[BEGIN]

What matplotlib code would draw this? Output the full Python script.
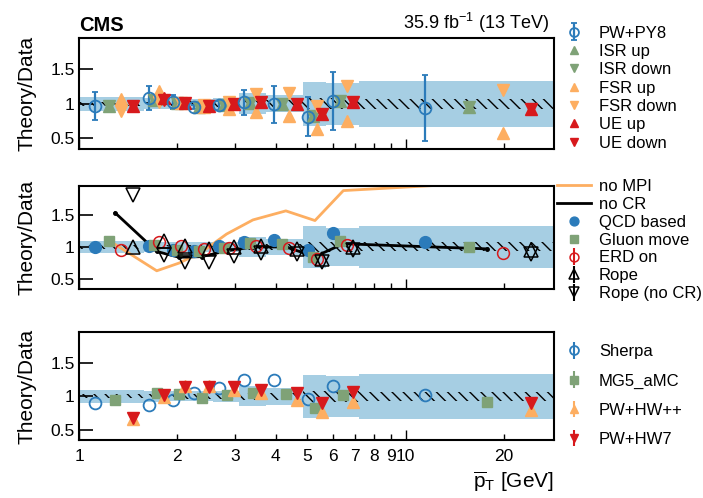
import numpy as np
import matplotlib
matplotlib.use("Agg")
import matplotlib.pyplot as plt
from matplotlib.ticker import FixedLocator, NullFormatter, FixedFormatter

plt.rcParams['font.family'] = ['Liberation Sans', 'DejaVu Sans']
plt.rcParams['mathtext.fontset'] = 'custom'
plt.rcParams['mathtext.rm'] = 'Liberation Sans'
plt.rcParams['mathtext.it'] = 'Liberation Sans:italic'
plt.rcParams['hatch.linewidth'] = 1.0

# bins of average pT [GeV]
edges = [1.0, 1.58, 1.88, 2.17, 2.58, 3.08, 3.74, 4.86, 5.7, 7.2, 28.4]
syst = [0.10, 0.08, 0.075, 0.075, 0.08, 0.15, 0.125, 0.32, 0.30, 0.33]
stat = [0.03, 0.03, 0.035, 0.035, 0.04, 0.05, 0.05, 0.08, 0.08, 0.07]

# top panel
pwpy8 = [0.966, 1.085, 1.02, 0.957, 0.976, 1.02, 0.99, 0.815, 1.04, 0.94]
pwpy8_err = [0.20, 0.17, 0.10, 0.03, 0.06, 0.185, 0.27, 0.28, 0.42, 0.48]
isr_up = [0.97, 1.06, 1.015, 0.957, 0.98, 1.015, 1.0, 0.82, 1.04, 0.955]
isr_down = [0.97, 1.06, 1.015, 0.957, 0.98, 1.015, 1.0, 0.82, 1.04, 0.955]
fsr_up = [1.065, 1.19, 1.015, 0.96, 0.93, 0.875, 0.824, 0.64, 0.75, 0.585]
fsr_down = [0.895, 1.02, 1.015, 0.98, 1.03, 1.14, 1.157, 0.975, 1.26, 1.20]
ue_up = [0.965, 1.08, 1.015, 0.965, 0.99, 1.02, 0.99, 0.85, 1.02, 0.93]
ue_down = [0.965, 1.05, 1.015, 0.965, 0.99, 1.02, 0.99, 0.85, 1.02, 0.93]

# middle panel
nompi = [1.04, 0.63, 0.75, 0.92, 1.2, 1.42, 1.56, 1.41, 1.875, 2.0]
nocr = [1.53, 0.93, 0.84, 0.85, 0.94, 1.0, 1.0, 0.85, 1.05, 0.97]
qcd = [1.0, 1.02, 0.96, 0.94, 1.01, 1.08, 1.11, 0.95, 1.22, 1.08]
gluon = [1.10, 1.03, 0.95, 0.945, 0.99, 1.06, 1.05, 0.85, 1.09, 0.995]
erd = [0.96, 1.08, 1.02, 0.975, 0.99, 1.02, 0.985, 0.81, 1.03, 0.91]
rope = [1.0, 1.09, 1.01, 0.97, 1.0, 1.02, 0.97, 0.82, 1.0, 0.95]
rope_nocr = [1.81, 0.87, 0.76, 0.77, 0.86, 0.9, 0.89, 0.77, 0.96, 0.89]

# bottom panel
sherpa = [0.90, 0.87, 0.94, 1.05, 1.13, 1.245, 1.235, 0.955, 1.15, 1.027]
mg5 = [0.945, 1.05, 1.03, 0.98, 1.02, 1.05, 1.04, 0.825, 1.02, 0.92]
hwpp = [0.66, 0.99, 1.15, 1.16, 1.10, 1.045, 0.945, 0.775, 0.92, 0.80]
hw7 = [0.68, 1.02, 1.14, 1.14, 1.14, 1.10, 1.05, 0.905, 1.065, 0.90]

xticks_minor = [2, 3, 4, 5, 6, 7, 8, 9, 20]

BLUE = '#2b7bba'
BAND = '#a6cee3'
GREEN = '#7fa277'
ORANGE = '#fdae61'
RED = '#d7191c'

lo = np.array(edges[:-1])
w = np.diff(edges)


def pos(k):
    # marker positions inside each bin, spread linearly
    return lo + k * w / 5.0


def banda(ax):
    e = np.array(edges)
    s = np.append(syst, syst[-1])
    st = np.append(stat, stat[-1])
    ax.fill_between(e, 1 - s, 1 + s, step='post', color=BAND, lw=0, zorder=0)
    ax.fill_between(e, 1 - st, 1 + st, step='post', facecolor='none',
                    edgecolor='black', hatch='\\\\\\', lw=0, zorder=1)


def ejes(ax, etiquetas=False):
    ax.set_xscale('log')
    ax.set_xlim(1.0, 28.4)
    ax.set_ylim(0.35, 1.95)
    ax.xaxis.set_major_locator(FixedLocator([1, 10]))
    ax.xaxis.set_minor_locator(FixedLocator(xticks_minor))
    if etiquetas:
        ax.xaxis.set_major_formatter(FixedFormatter(['1', '10']))
        ax.xaxis.set_minor_formatter(FixedFormatter([str(v) for v in xticks_minor]))
    else:
        ax.xaxis.set_major_formatter(NullFormatter())
        ax.xaxis.set_minor_formatter(NullFormatter())
    ax.set_yticks([0.5, 1, 1.5])
    ax.set_yticklabels(['0.5', '1', '1.5'])
    ax.tick_params(axis='y', which='major', direction='in', length=10, width=1.2, labelsize=12.5, pad=3)
    ax.tick_params(axis='x', which='major', direction='in', length=7, width=1, labelsize=12.5, pad=6)
    ax.tick_params(axis='x', which='minor', direction='in', length=4, width=1, labelsize=12.5, pad=6)
    for sp in ax.spines.values():
        sp.set_linewidth(1.5)
    ax.set_ylabel('Theory/Data', fontsize=15, labelpad=10)
    banda(ax)


def leyenda(ax, y, sep, orden=None):
    h, l = ax.get_legend_handles_labels()
    if orden is not None:
        h = [h[i] for i in orden]
        l = [l[i] for i in orden]
    ax.legend(h, l, loc='upper left', bbox_to_anchor=(0.994, y), frameon=False, fontsize=12,
              labelspacing=sep, handlelength=2.0, handletextpad=0.5, borderaxespad=0,
              markerscale=0.75)


fig = plt.figure(figsize=(7.03, 4.98), dpi=100)
ax1 = fig.add_axes([0.1124, 0.701, 0.675, 0.223])
ax2 = fig.add_axes([0.1124, 0.420, 0.675, 0.207])
ax3 = fig.add_axes([0.1124, 0.116, 0.675, 0.217])

ms = 8.5

# top
ejes(ax1)
ax1.errorbar(pos(1), pwpy8, yerr=pwpy8_err, fmt='o', color=BLUE, mfc='none', mew=1.3,
             ms=ms, elinewidth=1.6, capsize=2.5, capthick=1.6, label='PW+PY8', zorder=3)
ax1.plot(pos(2), isr_up, '^', color=GREEN, ms=ms, ls='none', label='ISR up', zorder=3)
ax1.plot(pos(2), isr_down, 'v', color=GREEN, ms=ms, ls='none', label='ISR down', zorder=3)
ax1.plot(pos(3), fsr_up, '^', color=ORANGE, ms=ms, ls='none', label='FSR up', zorder=3)
ax1.plot(pos(3), fsr_down, 'v', color=ORANGE, ms=ms, ls='none', label='FSR down', zorder=3)
ax1.plot(pos(4), ue_up, '^', color=RED, ms=ms, ls='none', label='UE up', zorder=3)
ax1.plot(pos(4), ue_down, 'v', color=RED, ms=ms, ls='none', label='UE down', zorder=3)
leyenda(ax1, 1.17, 0.2, orden=[6, 0, 1, 2, 3, 4, 5])

ax1.text(0.0, 1.03, 'CMS', transform=ax1.transAxes, fontsize=14.5, fontweight='bold',
         ha='left', va='bottom')
ax1.text(0.99, 1.03, '35.9 fb$^{-1}$ (13 TeV)', transform=ax1.transAxes, fontsize=13,
         ha='right', va='bottom')

# middle
ejes(ax2)
ax2.plot(pos(2.5), nompi, '-', color=ORANGE, lw=2, label='no MPI', zorder=2)
ax2.plot(pos(2.5), nocr, '-', color='black', lw=2, label='no CR', zorder=2)
ax2.plot(pos(2.5), nocr, 'o', color='black', ms=2.5, zorder=2)
ax2.plot(pos(1), qcd, 'o', color=BLUE, ms=ms, ls='none', label='QCD based', zorder=3)
ax2.plot(pos(2), gluon, 's', color=GREEN, ms=ms - 1, ls='none', label='Gluon move', zorder=3)
ax2.errorbar(pos(3), erd, yerr=np.zeros(len(erd)), fmt='o', color=RED, mfc='none', mew=1.1,
             ms=ms, label='ERD on', zorder=4)
ax2.errorbar(pos(4), rope, yerr=np.zeros(len(rope)), fmt='^', color='black', mfc='none',
             mew=1.1, ms=ms + 1, label='Rope', zorder=4)
ax2.errorbar(pos(4), rope_nocr, yerr=np.zeros(len(rope_nocr)), fmt='v', color='black',
             mfc='none', mew=1.1, ms=ms + 1, label='Rope (no CR)', zorder=4)
leyenda(ax2, 1.13, 0.17)

# bottom
ejes(ax3, etiquetas=True)
ax3.errorbar(pos(1), sherpa, yerr=np.zeros(len(sherpa)), fmt='o', color=BLUE, mfc='none',
             mew=1.3, ms=ms, label='Sherpa', zorder=3)
ax3.errorbar(pos(2.5), mg5, yerr=np.zeros(len(mg5)), fmt='s', color=GREEN, ms=ms - 1,
             label='MG5_aMC', zorder=3)
ax3.errorbar(pos(4), hwpp, yerr=np.zeros(len(hwpp)), fmt='^', color=ORANGE, ms=ms,
             label='PW+HW++', zorder=3)
ax3.errorbar(pos(4), hw7, yerr=np.zeros(len(hw7)), fmt='v', color=RED, ms=ms,
             label='PW+HW7', zorder=4)
leyenda(ax3, 0.95, 0.85)
ax3.set_xlabel(r'$\overline{\mathrm{p}}_\mathrm{T}$ [GeV]', fontsize=15, loc='right', labelpad=4)

fig.savefig('out.png', dpi=100)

[END]

Task statement:
With the pictures left out, restate word for word every line of the data above, from the first down to the line that contains "0.08, 0.08, 0.07]".

Result of this task:
What matplotlib code would draw this? Output the full Python script.
import numpy as np
import matplotlib
matplotlib.use("Agg")
import matplotlib.pyplot as plt
from matplotlib.ticker import FixedLocator, NullFormatter, FixedFormatter

plt.rcParams['font.family'] = ['Liberation Sans', 'DejaVu Sans']
plt.rcParams['mathtext.fontset'] = 'custom'
plt.rcParams['mathtext.rm'] = 'Liberation Sans'
plt.rcParams['mathtext.it'] = 'Liberation Sans:italic'
plt.rcParams['hatch.linewidth'] = 1.0

# bins of average pT [GeV]
edges = [1.0, 1.58, 1.88, 2.17, 2.58, 3.08, 3.74, 4.86, 5.7, 7.2, 28.4]
syst = [0.10, 0.08, 0.075, 0.075, 0.08, 0.15, 0.125, 0.32, 0.30, 0.33]
stat = [0.03, 0.03, 0.035, 0.035, 0.04, 0.05, 0.05, 0.08, 0.08, 0.07]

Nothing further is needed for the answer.